US20040202362A1 - Wafer carrying robot teaching method and teaching plate

Info

Publication number: US20040202362A1
Application number: US10/474,820
Authority: US
Inventors: Shinichi Ishikawa; Hitoshi Wakizako
Original assignee: Yaskawa Electric Corp
Current assignee: Yaskawa Electric Corp
Priority date: 2001-04-13
Filing date: 2002-04-11
Publication date: 2004-10-14
Also published as: TW531479B; JP3694808B2; KR20030096318A; WO2002083372A1; KR100639980B1; JP2002307348A

Abstract

A method for teaching a water carrying robot which employs a simple, inexpensive apparatus and is capable of not only maintaining a clean condition inside a front end but also effecting a saving of teaching work.

A positioning mark (3) is provided on the hand (2) of a wafer carrying robot (1) and a teaching plate (5) having a camera (6) for pickup of the positioning mark (3) is arranged at a predetermined position. The positioning mark (3) is photographed by the camera (6) and an operator corrects the position of the hand (2) so that the positioning mark (3) occupies a predetermined position in an image of the camera (6) and positions the hand (2) in a horizontal plane.

Description

BACKGROUND OF THE INVENTION

1. Technical Field

The present invention relates to a method for teaching, a wafer carrying robot and particularly a wafer carrying robot for carrying wafers held in a wafer cassette out of the wafer cassette and to a teaching plate for use in this method.

2. Background Art

As wafers are required to be always placed in a highly clean environment during the process of manufacturing semiconductors, wafers are carried to each processing unit while housed in an airtight wafer cassette called FOUP (Front Opening Unified Pod) and SMIF (Standard Mechanical Interface Pod). Moreover, each wafer is delivered from a wafer cassette to a processing unit through a section called a front end which is environmentally cleaner than the outside of the front end.

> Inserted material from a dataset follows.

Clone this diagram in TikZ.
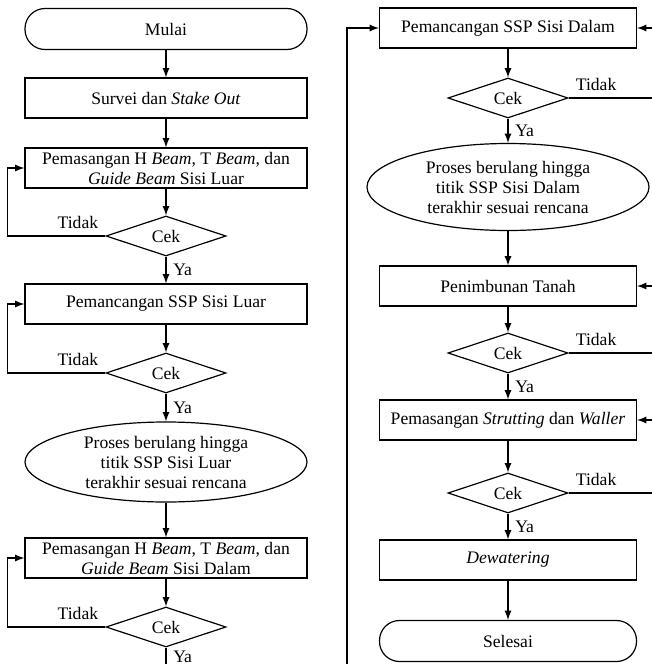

FIG. 10 is a conceptual illustration of a front end. In FIG. 10,

reference numeral

1 denotes a wafer carrying robot arranged within a front end 20. The front end 20 is a kind of air lock attached to a processing unit 21 and is a section for letting the processing unit 21 communicate with the outside. Wafers 22 are housed in a wafer cassette 4 and carried to the front side of the front end 20. A gate (not shown) is installed between the wafer cassette 4 and the front end 20 and opened so that the wafer 22 inside the wafer cassette 4 is picked up by the wafer carrying robot 1 and carried into the processing unit 21.

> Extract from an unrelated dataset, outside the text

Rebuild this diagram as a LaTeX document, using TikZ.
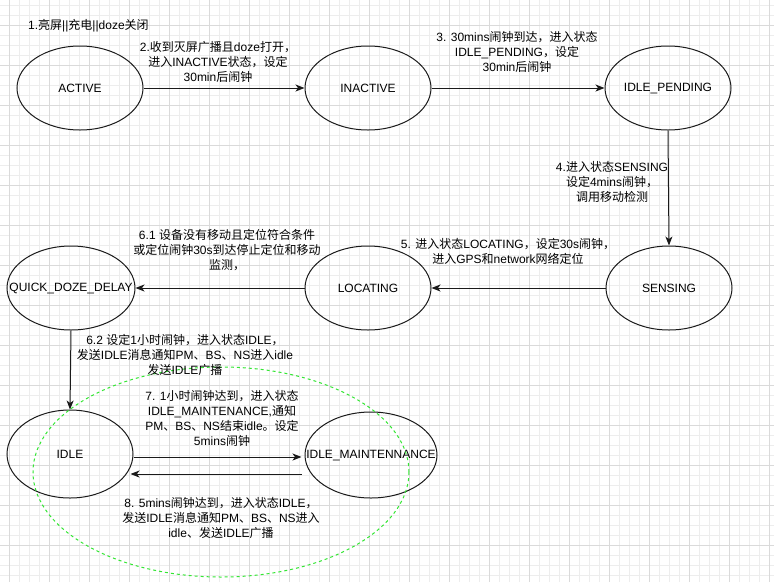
\documentclass[tikz,border=0pt]{standalone}
\usepackage{fontspec}
\setmainfont{Liberation Sans}
\newfontfamily\zhfont{Noto Sans CJK SC}
\newcommand\zh[1]{{\zhfont #1}}
\usetikzlibrary{shapes.geometric,arrows.meta,calc}
\definecolor{gridminor}{HTML}{EDEDED}
\definecolor{gridmajor}{HTML}{DADADA}
\definecolor{stroke}{HTML}{1A1A1A}
\definecolor{dashgreen}{HTML}{33E633}
\tikzset{
  state/.style={draw=stroke, line width=1pt, ellipse, minimum width=126pt, minimum height=84pt, inner sep=0pt},
  lbl/.style={font=\fontsize{12}{15}\selectfont, align=center, inner sep=0pt, text=black},
  stname/.style={font=\fontsize{12}{15}\selectfont, text=black},
  arr/.style={draw=stroke, line width=1pt, -{Stealth[length=9pt,width=7pt,inset=2.5pt]}},
}
\begin{document}
\begin{tikzpicture}[x=1pt,y=-1pt]
\useasboundingbox (0,0) rectangle (774,582);
\fill[white] (0,0) rectangle (774,582);
% grid
\foreach \x in {9,19,...,769} \draw[gridminor, line width=1pt] (\x,0) -- (\x,582);
\foreach \y in {5,15,...,575} \draw[gridminor, line width=1pt] (0,\y) -- (774,\y);
\foreach \x in {9,49,...,769} \draw[gridmajor, line width=1pt] (\x,0) -- (\x,582);
\foreach \y in {25,65,...,575} \draw[gridmajor, line width=1pt] (0,\y) -- (774,\y);

% states
\node[state, label={[stname]center:ACTIVE}] (active) at (80,88) {};
\node[state, label={[stname]center:INACTIVE}] (inactive) at (368,88) {};
\node[state, label={[stname]center:IDLE\_PENDING}] (pending) at (668,88) {};
\node[state, label={[stname]center:SENSING}] (sensing) at (669,288) {};
\node[state, label={[stname]center:LOCATING}] (locating) at (368,288) {};
\node[state, minimum width=128pt, label={[stname]center:QUICK\_DOZE\_DELAY}] (quick) at (71,288) {};
\node[state, minimum height=88pt, label={[stname]center:IDLE}] (idle) at (70,454) {};
\node[state, minimum width=132pt, minimum height=86pt, label={[stname]center:IDLE\_MAINTENNANCE}] (maint) at (371,455) {};

% green dashed group
\node[draw=dashgreen, line width=1pt, dash pattern=on 3pt off 3pt, ellipse, minimum width=376pt, minimum height=210pt, inner sep=0pt] (group) at (221,472) {};

% connectors
\draw[arr] (active.east) -- (inactive.west);
\draw[arr] (inactive.east) -- (pending.west);
\draw[arr] (pending.south) -- (sensing.north);
\draw[arr] (sensing.west) -- (locating.east);
\draw[arr] (locating.west) -- (quick.east);
\draw[arr] (quick.south) -- (idle.north);
\draw[arr] ($(idle.east)+(0,3)$) coordinate (i1) -- ($(maint.west)+(-3,2)$) coordinate (m1);
\draw[arr] ($(maint.west)+(-3,19)$) coordinate (m2) -- ($(idle.east)+(-3,20)$) coordinate (i2);

% labels
\node[lbl, anchor=west] (t1) at (28,26) {1.\zh{亮屏}||\zh{充电}||doze\zh{关闭}};
\node[lbl] (t2) at (218,62) {2.\zh{收到灭屏广播且}doze\zh{打开，}\\\zh{进入}INACTIVE\zh{状态，设定}\\30min\zh{后闹钟}};
\node[lbl] (t3) at (517,52) {3. 30mins\zh{闹钟到达，进入状态}\\IDLE\_PENDING\zh{，设定}\\30min\zh{后闹钟}};
\node[lbl] (t4) at (612,182) {4.\zh{进入状态}SENSING\\\zh{设定}4mins\zh{闹钟，}\\\zh{调用移动检测}};
\node[lbl] (t5) at (508,251) {5. \zh{进入状态}LOCATING\zh{，设定}30s\zh{闹钟，}\\\zh{进入}GPS\zh{和}network\zh{网络定位}};
\node[lbl] (t61) at (227,250) {6.1 \zh{设备没有移动且定位符合条件}\\\zh{或定位闹钟}30s\zh{到达停止定位和移动}\\\zh{监测，}};
\node[lbl] (t62) at (185,355) {6.2 \zh{设定}1\zh{小时闹钟，进入状态}IDLE\zh{，}\\\zh{发送}IDLE\zh{消息通知}PM\zh{、}BS\zh{、}NS\zh{进入}idle\\\zh{发送}IDLE\zh{广播}};
\node[lbl] (t7) at (222,418) {7. 1\zh{小时闹钟达到，进入状态}\\IDLE\_MAINTENANCE,\zh{通知}\\PM\zh{、}BS\zh{、}NS\zh{结束}idle\zh{。设定}\\5mins\zh{闹钟}};
\node[lbl] (t8) at (221,518) {8. 5mins\zh{闹钟达到，进入状态}IDLE\zh{，}\\\zh{发送}IDLE\zh{消息通知}PM\zh{、}BS\zh{、}NS\zh{进入}\\idle\zh{、发送}IDLE\zh{广播}};
\end{tikzpicture}
\end{document}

Incidentally, in the work of teaching a teaching playback type robot, it is common for an operator to give teaching while visually inspecting the motion near the robot. However, the operator is hardly able to go in and out of a front end unit because the front end unit is narrow in width and the necessity of not allowing any person into the front end as much as possible so as to maintain a clean condition inside results in making the operator inaccessible to the front end, so that the work of teaching the robot is difficult to do according to the conventional method.

In order to solve the problem above, there has been is proposed a method as in JP-A-08-071973 (Japanese Application Publication Number; Hei08-071973), including the steps of fitting a range sensor and a camera to the hand portion of a robot and providing a mark on a working stage side whereby to teach a robot position while watching not only range information from the range sensor but also the mark within the image picked up by the camera.

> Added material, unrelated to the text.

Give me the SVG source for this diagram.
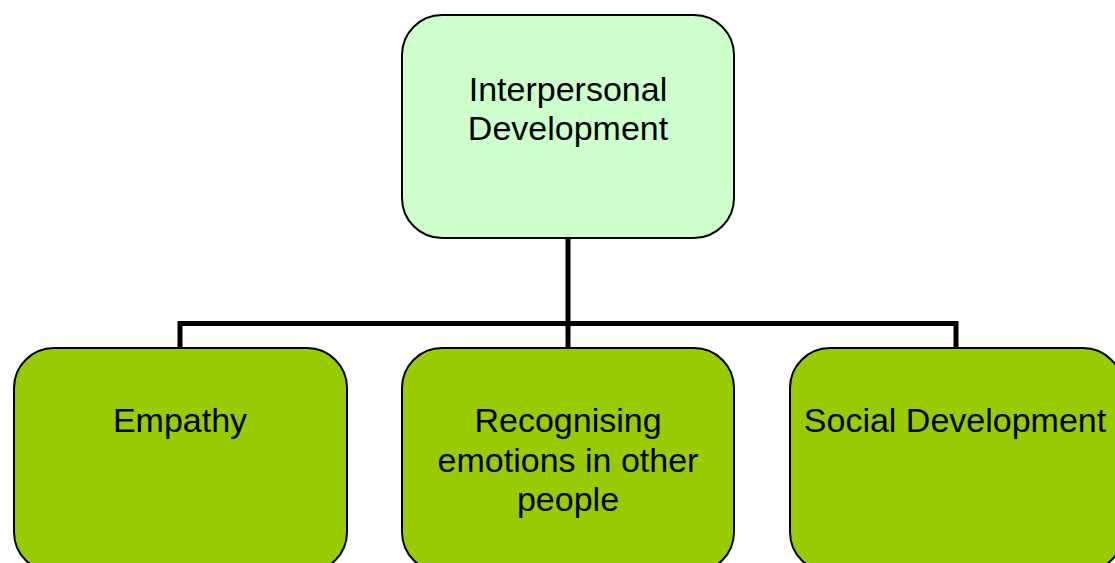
<svg xmlns="http://www.w3.org/2000/svg" width="1115" height="563" viewBox="0 0 1115 563">
<style>
.box{stroke:#000;stroke-width:2}
.top{fill:#CCFFCC}
.sub{fill:#99CC00}
.conn{fill:none;stroke:#000;stroke-width:5}
text{font-family:"Liberation Sans",Arial,sans-serif;font-size:34px;fill:#000;text-anchor:middle}
</style>
<rect width="1115" height="563" fill="#fff"/>
<g id="connectors">
<path class="conn" d="M568 238 V348"/>
<path class="conn" d="M180 348 V323.5 H956 V348"/>
</g>
<g id="node-interpersonal">
<rect class="box top" x="402" y="15" width="332" height="223" rx="40" ry="40"/>
<text x="568" y="101">Interpersonal</text>
<text x="568" y="140">Development</text>
</g>
<g id="node-empathy">
<rect class="box sub" x="14" y="348" width="333" height="224" rx="40" ry="40"/>
<text x="180" y="432">Empathy</text>
</g>
<g id="node-recognising">
<rect class="box sub" x="402" y="348" width="332" height="224" rx="40" ry="40"/>
<text x="568" y="432">Recognising</text>
<text x="568" y="472">emotions in other</text>
<text x="568" y="511">people</text>
</g>
<g id="node-social">
<rect class="box sub" x="790" y="348" width="333" height="224" rx="40" ry="40"/>
<text x="955" y="432">Social Development</text>
</g>
</svg>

According to the method proposed in JP-A-08-071973, however, two kinds of equipment such as the range sensor and the camera are needed in the respective vertical and horizontal directions, which results in developing a problem of costing money.

As these kinds of equipment are fitted to the front end of the robot and caused to move together with the robot, trouble is likely to occur with signal lines hanging around the robot.

Since these kinds of equipment are unnecessary except when teaching is done, they ought to be detachable but the problem is that wear-out powder produced when the equipment is removed may lower cleanness inside the front end.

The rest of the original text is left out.